I’ve been thinking about Diederik’s research and three things have come to mind to me when I look at the above chart:
1. The question isn’t how do you ensure continued growth, nor is it always how do you stop decline. It’s about ensuring the continuity of the project.
Rapid growth should probably be expected of an open source or peer production project in the early stage that has LOTS of buzz around it (like Wikipedia was back in 2005). There’s lots of work to be done (so many articles HAVEN’T been written).
Decline may also be reasonable after the initial burst. I suspect many open source lose developers after the product moves out of beta. Indeed, some research Diederik and I have done of the Firefox community suggests this is the case.
Consequently, it might be worth inverting his research question. In addition to figuring out participation rates, figure out what is the minimum critical mass of contributors needed to sustain the project. For example, how many editors does wikipedia need to at a minimum (a) prevent vandals from destroying the current article inventory and/or at the maximum (b) sustain an article update and growth rate that sustains the current rate of traffic rate (which notably continues to grow significantly). The purpose of wikipedia is not to have many or few editors, it is to maintain the world’s most comprehensive and accurate encyclopedia.
I’ve represented this minimum critical mass in the graphic above with a “Maintenance threshold” line.
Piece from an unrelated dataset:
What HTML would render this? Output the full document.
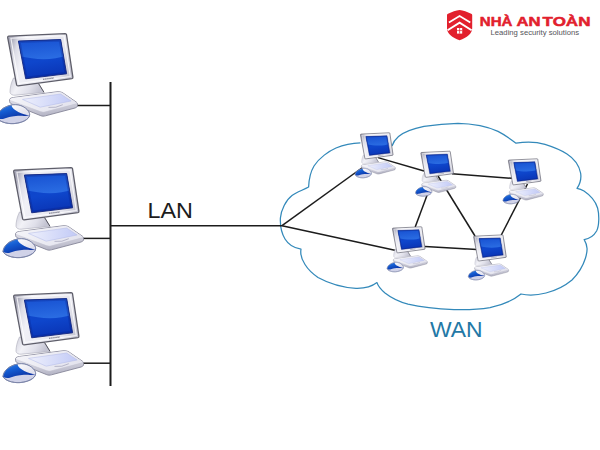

Figuring out the metric for that feels like it may be more important than participation rates independently as such as metric could form the basis for a dashboard that would tell you a lot about the health of the project.
2. There might be an interesting equation describing participation rates
Another thing that struck me was that each open source project may have a participation quotient. A number that describes the amount of participation required to sustain a given unit of work in the project. For example, in wikipedia, it may be that every new page that is added needs 0.000001 new editors in order to be sustained. If page growth exceeds editors (or the community shrinks) at a certain point the project size outstrips the capacity of the community to sustain it. I can think of a few variables that might help ascertain this quotient – and I accept it wouldn’t be a fixed number. Change the technologies or rules around participation and you might make increase the effectiveness of a given participant (lowering the quotient) or you might make it harder to sustain work (raising the quotient). Indeed, the trend of a participation quotient would itself be interesting to monitor… projects will have to continue to find innovative ways to keep it constant even as the projects article archive or code base gets more complex.
3. Finding a test case – study a wiki or open source project in the decline phase
One things about open source projects is that they rarely die. Indeed, there are lots of open source projects out there that are the walking zombies. A small, dedicated community struggles to keep a code base intact and functioning that is much too large for it to manage. My sense is that peer production/open source projects can collapse (would MySpace count as an example?) but the rarely collapse and die.
Diederik suggested that maybe one should study a wiki or open source project that has died. The fact that they rarely do is actually a good thing from a research perspective as it means that the infrastructure (and thus the data about the history of participation) is often still intact – ready to be downloaded and analyzed. By finding such a community we might be able to (a) ascertain what “maintenance threshold” of the project was at its peak, (b) see how its “participation quotient” evolved (or didn’t evolve) over time and, most importantly (c) see if there are subtle clues or actions that could serve as predictors of decline or collapse. Obviously, in some cases these might be exogenous forces (e.g. new technologies or processes made the project obsolete) but these could probably be controlled for.
Anyways, hopefully there is lots here for metric geeks and community managers to chew on. These are only some preliminary thoughts so I hope to flesh them out some more with friends.